We headed off around 6am on the first morning and were greeted by a stiff south to southwesterly wind, which was supposed to be a southeasterly. This would prove to be a pain and spoil most areas that would have been protected if the forecast was correct, so that side of the planning was thrown out the window. I pulled up on the first location and in no time at all a solid school of pelagic-type fish were found on the Simrad sounder.
Unfortunately, this area was very hard to fish because the wind and tide were going in opposite directions and the fish were moving around, so despite the showing of big fish, we had to leave to find protection. It was one of those days where the wind was up and down as rain moved through, which isn’t a heap of fun but when you travel a long way to fish, you just have to deal with what you have been dealt.
The next location was a really nice ledge where the depth dropped off very quickly, which is a great structure for fish to travel along. We fished this ledge with soft vibes (Jackall Transams and Zerek Fish Traps) on heavy baitcast tackle, casting the lures up on the shallow part and hopping them down to the deep. The first fish ate the lure as it fell down the face of the ledge, and it was a cracker, taking massive, super-fast runs. Eventually a massive blue salmon came to the boat and it would have measured a metre or more but the lure got hooked on the outside of the net and the fish didn’t make it into the boat for a photo.
The next fish ate the lure in a similar fashion and was clearly a different species because it was determined to get back into the ledge. I put the wood on it with my Dobyns 10-20lb rod and was able to turn and steer a 70cm Queensland groper into the net. These fish are protected, so we swiftly removed the lure from inside its mouth and got a quick picture before releasing it back to its ledge.
This was a great start to the trip but the brake went on from there and we did it tough for a long time. We tried creek mouths and more ledges but could only manage a few small fish like cod. On the way back I decided to have a look at the first spot we stopped at because the current was running the opposite way, so the wind was going with it and as a result it wasn’t as rough.
I pulled up a long way short of where I marked fish earlier, and we would have sounded for 20m before my Simrad showed good numbers of big fish close to the bottom. The first fish hooked revealed itself quickly as a donkey-sized giant herring, clearing the water with Damien’s Fish Trap in its mouth. He was pretty keen on landing this one because it would easily be a PB and his first fish for the day.

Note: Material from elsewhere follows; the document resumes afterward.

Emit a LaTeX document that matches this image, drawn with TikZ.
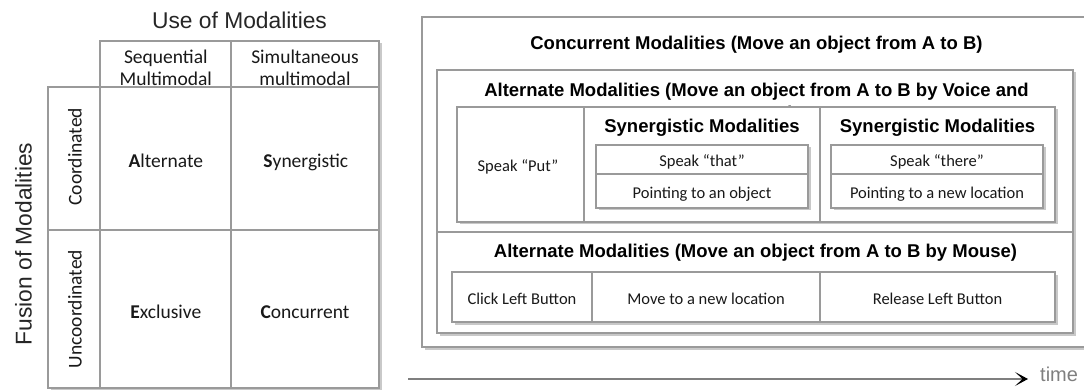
\documentclass[tikz,border=0pt]{standalone}
\usepackage{fontspec}
\setmainfont{Carlito}
\newfontfamily\arialf{Liberation Sans}
\usetikzlibrary{shadows,fit,arrows.meta}
\definecolor{bordergray}{HTML}{9A9A9A}
\definecolor{timegray}{HTML}{7F7F7F}
\newcommand\gridfont{\fontsize{19.5}{21.5}\selectfont}
\newcommand\celltextfont{\fontsize{16.5}{19}\selectfont}
\newcommand\titlefont{\arialf\bfseries\fontsize{18.5}{22.5}\selectfont}
\newcommand\axisfont{\arialf\fontsize{22.8}{26}\selectfont}
\newcommand\timefont{\arialf\fontsize{20}{22}\selectfont}
\begin{document}
\begin{tikzpicture}[x=1pt,y=-1pt,
  cellbox/.style={draw=bordergray,line width=1.1pt,fill=white,inner sep=0pt},
  shadowed/.style={drop shadow={shadow xshift=2.5pt,shadow yshift=-2.5pt,opacity=0.3,fill=black!70}},
  gridtext/.style={font=\gridfont,text=black!90,inner sep=0pt,anchor=base},
  celltext/.style={font=\celltextfont,text=black!90,inner sep=0pt,anchor=base},
  boldtitle/.style={font=\titlefont,text=black,inner sep=0pt,anchor=base},
  axistitle/.style={font=\axisfont,text=black!85,inner sep=0pt,anchor=base},
  timeline/.style={draw=timegray,line width=1.5pt,-{Stealth[length=13pt,width=14pt,inset=7.5pt,color=black]}}
]
\useasboundingbox (0,0) rectangle (1084,390);

% ---------- left grid ----------
\node[axistitle] (usetitle) at (239.5,28.3) {Use of Modalities};
\node[axistitle,rotate=90] (fusiontitle) at (31.7,244) {Fusion of Modalities};

\node[fit={(100,41)(379,388)},inner sep=0pt,fill=white,shadowed] (gridframe) {};
\node[fit={(48,87)(100,388)},inner sep=0pt,fill=white,shadowed] (sideframe) {};

\node[cellbox,fit={(100,41)(231,87)}] (hseq) {};
\node[cellbox,fit={(231,41)(379,87)}] (hsim) {};
\node[cellbox,fit={(48,87)(100,230)}] (lco) {};
\node[cellbox,fit={(48,230)(100,388)}] (lun) {};
\node[cellbox,fit={(100,87)(231,230)}] (calt) {};
\node[cellbox,fit={(231,87)(379,230)}] (csyn) {};
\node[cellbox,fit={(100,230)(231,388)}] (cexc) {};
\node[cellbox,fit={(231,230)(379,388)}] (ccon) {};

\node[gridtext,align=center] (tseq) at (165.8,85.5) {Sequential\\Multimodal};
\node[gridtext,align=center] (tsim) at (305,85.5) {Simultaneous\\multimodal};
\node[gridtext,rotate=90] (tco) at (81.7,156.7) {Coordinated};
\node[gridtext,rotate=90] (tun) at (81.7,309) {Uncoordinated};
\node[gridtext] (talt) at (165.8,167.5) {\textbf{A}lternate};
\node[gridtext] (tsyn) at (305.8,167.5) {\textbf{S}ynergistic};
\node[gridtext] (texc) at (165.8,318.3) {\textbf{E}xclusive};
\node[gridtext] (tcon) at (305,318.3) {\textbf{C}oncurrent};

% ---------- right panel ----------
\node[cellbox,shadowed,fit={(422,17)(1092,347)}] (concur) {};
\node[boldtitle] (concurtitle) at (756.5,50) {Concurrent Modalities (Move an object from A to B)};

\node[cellbox,shadowed,fit={(437,70)(1073,232)}] (altvoice) {};
\node[boldtitle,align=center] (altvoicetitle) at (756.5,119.5) {Alternate Modalities (Move an object from A to B by Voice and\\Gesture)};

\node[cellbox,shadowed,fit={(457,107)(1055,222)}] (voicetab) {};
\node[cellbox,fit={(457,107)(584,222)}] (putcell) {};
\node[cellbox,fit={(584,107)(820,222)}] (syncellA) {};
\node[cellbox,fit={(820,107)(1055,222)}] (syncellB) {};
\node[celltext] (tput) at (518,171.7) {Speak “Put”};
\node[boldtitle] (synA) at (702,133) {Synergistic Modalities};
\node[boldtitle] (synB) at (937.5,133) {Synergistic Modalities};

\node[cellbox,shadowed,fit={(596,145)(808,208)}] (synAtab) {};
\node[cellbox,fit={(596,145)(808,174)}] (thatcell) {};
\node[cellbox,fit={(596,174)(808,208)}] (objcell) {};
\node[cellbox,shadowed,fit={(831,145)(1043,208)}] (synBtab) {};
\node[cellbox,fit={(831,145)(1043,174)}] (therecell) {};
\node[cellbox,fit={(831,174)(1043,208)}] (loccell) {};
\node[celltext] (tthat) at (702,166.5) {Speak “that”};
\node[celltext] (tobj) at (702,198.5) {Pointing to an object};
\node[celltext] (tthere) at (937,166.5) {Speak “there”};
\node[celltext] (tloc) at (937,198.5) {Pointing to a new location};

\node[cellbox,shadowed,fit={(437,232)(1073,333)}] (altmouse) {};
\node[boldtitle] (altmousetitle) at (755.5,258) {Alternate Modalities (Move an object from A to B by Mouse)};
\node[cellbox,shadowed,fit={(452,272)(1055,322)}] (mousetab) {};
\node[cellbox,fit={(452,272)(592,322)}] (clickcell) {};
\node[cellbox,fit={(592,272)(820,322)}] (movecell) {};
\node[cellbox,fit={(820,272)(1055,322)}] (releasecell) {};
\node[celltext] (tclick) at (522,304) {Click Left Button};
\node[celltext] (tmove) at (706,304) {Move to a new location};
\node[celltext] (trelease) at (937.5,304) {Release Left Button};

% ---------- time axis ----------
\coordinate (tstart) at (408,379);
\coordinate (tend) at (1028,379);
\draw[timeline] (tstart) -- (tend);
\node[font=\timefont,text=timegray,inner sep=0pt,anchor=base west] (timelabel) at (1040,381) {time};
\end{tikzpicture}
\end{document}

After an epic battle from this crazy, fast-running acrobatic fish, a 116cm specimen was netted. From here we both caught a number of big herring, all easily over 1m, on Molix RT Shad plastics fished on heavy leaders of 30-40lb Sunline FC 100, as these fish can rub through leader easily with their hard mouths and gill-shaking jumps. I did manage a big lone golden trevally in between the herring, which added to the great bag of sportfish encountered in a day’s exploring.
The next day we fished an area we had targeted many times before and though not as rewarding as fishing something new, it was good enjoying some easy fishing. Excellent numbers of sizeable diamond trevally and queenfish were caught with Molix RT Shads cast to fish located on the sounder. Both species are excellent fighters and prized sportfishing captures in this part of the country.
Fishing new areas can be productive and when they are, it is very rewarding!